Us classical music lovers didn’t need a “Bach revival”, because as far as we were concerned, he’d never been away.

I agree, “The Lion King” is not Classical.

Most of the Classical radio stations I am familiar with have a special hour each week to play film music, and show tunes. This is fine. Actually, I am a big film music fan, so I am never offended to hear a little bit of Bernard Herrmann or Jerry Goldsmith on a Classical station. Usually they are small pieces used to fill in an hour’s program. (At least that’s what they did on L.A.'s late Classical KFAC.)

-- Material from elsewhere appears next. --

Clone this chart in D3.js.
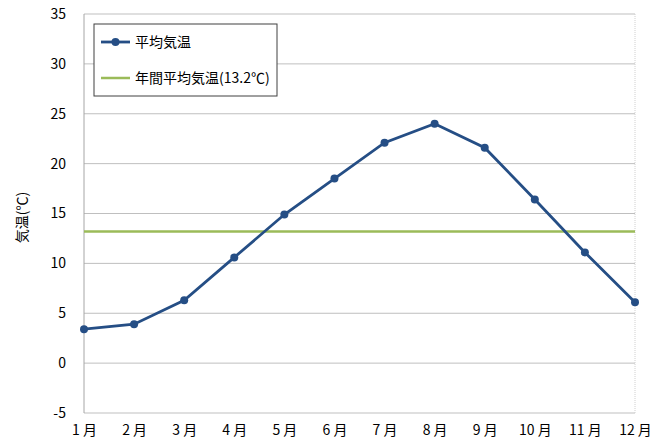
<!DOCTYPE html>
<html lang="ja">
<head>
<meta charset="UTF-8">
<title>平均気温</title>
<script src="https://d3js.org/d3.v7.min.js"></script>
<style>
  body { margin: 0; background: #fff; font-family: "Noto Sans CJK JP", "Noto Sans", sans-serif; }
  svg text { fill: #000; }
</style>
</head>
<body>
<svg width="651" height="443"></svg>
<script>
// データ
const months = ["1月", "2月", "3月", "4月", "5月", "6月", "7月", "8月", "9月", "10月", "11月", "12月"];
const avgTemp = [3.4, 3.9, 6.3, 10.6, 14.9, 18.5, 22.1, 24.0, 21.6, 16.4, 11.1, 6.1];
const annualMean = 13.2;
const yTicks = [-5, 0, 5, 10, 15, 20, 25, 30, 35];
const seriesNames = ["平均気温", "年間平均気温(13.2℃)"];

const svg = d3.select("svg"),
      margin = {top: 14, right: 16, bottom: 30, left: 84},
      width = +svg.attr("width") - margin.left - margin.right,
      height = +svg.attr("height") - margin.top - margin.bottom;

const g = svg.append("g").attr("transform", `translate(${margin.left},${margin.top})`);

const x = d3.scalePoint().domain(months).range([0, width]);
const y = d3.scaleLinear().domain([-5, 35]).range([height, 0]);

// グリッド線
g.append("g")
  .selectAll("line")
  .data(yTicks)
  .enter().append("line")
  .attr("x1", 0).attr("x2", width)
  .attr("y1", d => y(d)).attr("y2", d => y(d))
  .attr("stroke", "#bfbfbf").attr("stroke-width", 1);

// 枠線
g.append("line").attr("x1", width).attr("x2", width).attr("y1", 0).attr("y2", height)
  .attr("stroke", "#d0d0d0").attr("stroke-dasharray", "1,1");
g.append("line").attr("x1", 0).attr("x2", 0).attr("y1", 0).attr("y2", height)
  .attr("stroke", "#a6a6a6");

// y軸
const yAxis = g.append("g")
  .call(d3.axisLeft(y).tickValues(yTicks).tickSize(0).tickPadding(18).tickFormat(d => String(d)));
yAxis.select(".domain").remove();
yAxis.selectAll("text").attr("font-size", "14px").attr("font-family", "Noto Sans CJK JP");

// x軸
const xAxis = g.append("g")
  .attr("transform", `translate(0,${height})`)
  .call(d3.axisBottom(x).tickSize(0).tickPadding(12).tickFormat(d => d.replace("月", " 月")));
xAxis.select(".domain").remove();
xAxis.selectAll("text").attr("font-size", "14px").attr("font-family", "Noto Sans CJK JP")
  .style("white-space", "pre");

// y軸ラベル
svg.append("text")
  .attr("transform", `translate(27,${margin.top + y(14.6)}) rotate(-90)`)
  .attr("text-anchor", "middle")
  .attr("font-size", "14px")
  .text("気温(℃)");

// 年間平均線
g.append("line")
  .attr("x1", 0).attr("x2", width)
  .attr("y1", y(annualMean)).attr("y2", y(annualMean))
  .attr("stroke", "#9bbb59").attr("stroke-width", 2.5);

// 平均気温の折れ線
const line = d3.line().x((d, i) => x(months[i])).y(d => y(d));
g.append("path")
  .datum(avgTemp)
  .attr("fill", "none")
  .attr("stroke", "#254e85")
  .attr("stroke-width", 2.8)
  .attr("d", line);

g.selectAll(".dot")
  .data(avgTemp)
  .enter().append("circle")
  .attr("class", "dot")
  .attr("cx", (d, i) => x(months[i]))
  .attr("cy", d => y(d))
  .attr("r", 4)
  .attr("fill", "#254e85");

// 凡例
const lg = svg.append("g").attr("transform", "translate(94,24)");
lg.append("rect")
  .attr("width", 183).attr("height", 72)
  .attr("fill", "#fff").attr("stroke", "#404040").attr("stroke-width", 1);
lg.append("line").attr("x1", 7).attr("x2", 36).attr("y1", 18).attr("y2", 18)
  .attr("stroke", "#254e85").attr("stroke-width", 2.8);
lg.append("circle").attr("cx", 21.5).attr("cy", 18).attr("r", 4).attr("fill", "#254e85");
lg.append("line").attr("x1", 7).attr("x2", 36).attr("y1", 54).attr("y2", 54)
  .attr("stroke", "#9bbb59").attr("stroke-width", 2.5);
lg.selectAll(".lgtext")
  .data(seriesNames)
  .enter().append("text")
  .attr("x", 41)
  .attr("y", (d, i) => 18 + i * 36)
  .attr("dy", "0.35em")
  .attr("font-size", "14px")
  .text(d => d);
</script>
</body>
</html>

I also understand that there is a distinct line between “West Side Story” and “Symphony #3”, but what about Prokofiev’s “Lt. Kije”? This is film music. As is Copland’s “The Red Pony”. Are they to be forever forbidden on a Classical station because of this?

I personally prefer a bit of latitude on programming for Classical stations. I mean, if “Under Fire” by Jerry Goldsmith is going to be played anywhere, it’s going to be played on a Classical station. No other radio format would play it. And I think it deserves to be heard - it’s fabulous, and certainly would fit in fine (IMO) with most of the other “Classical” music being played on such a station.

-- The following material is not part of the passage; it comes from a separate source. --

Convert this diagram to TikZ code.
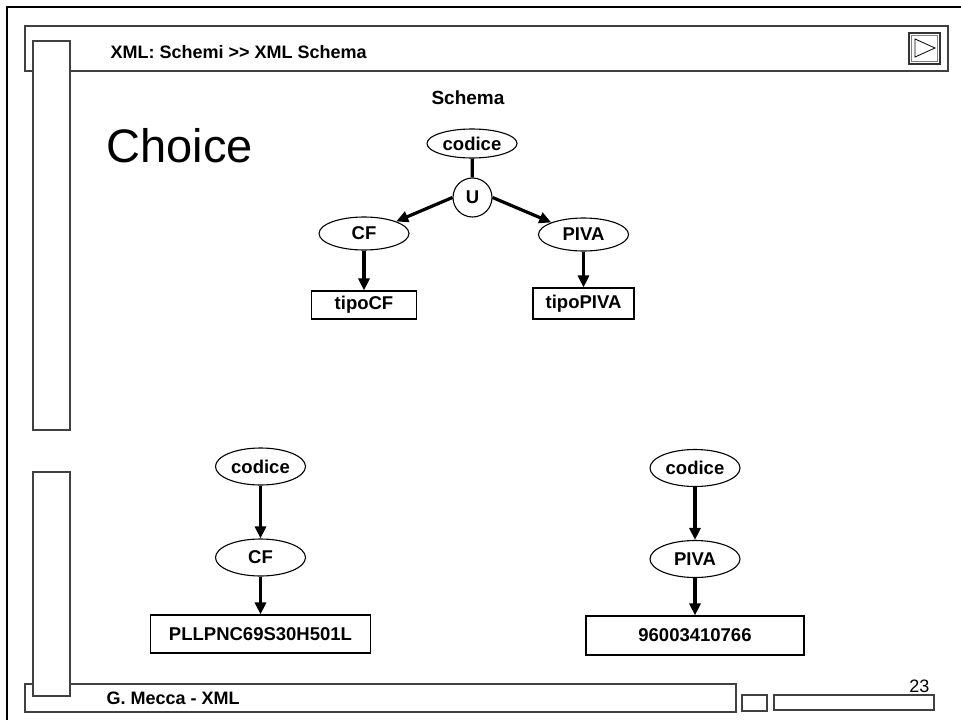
\documentclass[tikz,border=0pt]{standalone}
\usepackage{fontspec}
\setmainfont{Liberation Sans}
\usepackage{tikz}
\usetikzlibrary{shapes.geometric, arrows.meta, positioning}
\tikzstyle{arrow} = [line width=3.2pt, -{Triangle[length=12pt,width=11pt]}]
\tikzstyle{link}  = [line width=3.2pt]
\tikzstyle{elem}  = [ellipse, draw, line width=1.1pt, minimum width=90pt, minimum height=33pt, inner sep=0pt, font=\fontsize{18.5}{20}\selectfont\bfseries]
\tikzstyle{tipo}  = [rectangle, draw, line width=1.1pt, inner sep=0pt, font=\fontsize{18.5}{20}\selectfont\bfseries]
\tikzstyle{frame} = [draw=black!75, line width=1.2pt]
\tikzset{every node/.style={align=center}}

\begin{document}
\begin{tikzpicture}[x=1pt, y=-1pt]
    \useasboundingbox (0,0) rectangle (961,720);
    % slide frame
    \draw [line width=2.5pt] (7,720) -- (7,7) -- (961,7);
    \draw [frame] (25,26) rectangle (948,71);
    \draw [frame] (25,684) rectangle (736,712);
    \draw [frame] (742,695) rectangle (767,711);
    \draw [frame] (774,695) rectangle (934,710);
    \draw [frame, fill=white] (33,41) rectangle (70,430);
    \draw [frame, fill=white] (33,472) rectangle (70,696);
    \draw [draw=black!80, line width=1.5pt] (909,33) rectangle (940,64);
    \draw [draw=black!50, line width=1pt] (911.5,35.5) rectangle (937.5,61.5);
    \draw [line width=0.8pt] (915,39) -- (935,48) -- (915,57) -- cycle;

    \node (head) at (107,52) [anchor=west, font=\fontsize{18}{20}\selectfont\bfseries] {XML: Schemi >{}> XML Schema};
    \node (foot) at (103,698) [anchor=west, font=\fontsize{18}{20}\selectfont\bfseries] {G. Mecca - XML};
    \node (page) at (933,686) [anchor=east, font=\fontsize{18}{20}\selectfont] {23};
    \node (title) at (103,146) [anchor=west, font=\fontsize{47}{50}\selectfont] {Choice};
    \node (schema) at (468,98) [font=\fontsize{19}{21}\selectfont\bfseries] {Schema};

    % schema
    \node (cod)   at (472,143.5)   [elem, minimum height=29pt] {codice};
    \node (u)     at (472.5,197.5) [circle, draw, line width=1.1pt, minimum size=39pt, inner sep=0pt,
                                    font=\fontsize{18.5}{20}\selectfont\bfseries] {U};
    \node (cf)    at (364,233.5)   [elem] {CF};
    \node (piva)  at (583.5,234.5) [elem] {PIVA};
    \node (tcf)   at (364,305)     [tipo, minimum width=105pt, minimum height=28pt] {tipoCF};
    \node (tpiva) at (583.5,303.5) [tipo, minimum width=101pt, minimum height=31pt] {tipoPIVA};

    \draw [link]  (cod) -- (u);
    \draw [arrow] (u.west) -- (cf.north east);
    \draw [arrow] (u.east) -- (piva.north west);
    \draw [arrow] (cf) -- (tcf);
    \draw [arrow] (piva) -- (tpiva);

    % instances
    \node (cod1)  at (260.5,466.5) [elem, minimum height=37pt] {codice};
    \node (cf1)   at (260.5,557.5) [elem, minimum height=37pt] {CF};
    \node (val1)  at (260.5,634)   [tipo, minimum width=220pt, minimum height=38pt] {PLLPNC69S30H501L};
    \node (cod2)  at (695,468)     [elem, minimum height=37pt] {codice};
    \node (piva2) at (695,559)     [elem, minimum height=37pt] {PIVA};
    \node (val2)  at (695,635.5)   [tipo, minimum width=218pt, minimum height=39pt] {96003410766};

    \draw [arrow] (cod1) -- (cf1);
    \draw [arrow] (cf1) -- (val1);
    \draw [arrow] (cod2) -- (piva2);
    \draw [arrow] (piva2) -- (val2);
\end{tikzpicture}
\end{document}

Bach was considered passé after his death. Mendelssohn was instrumental (haha) in reviving his music, even if they did get a little schmaltzy with the dynamics and overly-holding the fermatas.

Never had the Walter/Wendy Carlos albums, but I do miss my old LP copies of The Swingle Singers “Back to Bach” and “Bach’s Greatest Hits”. (Note - that is not me selling it.)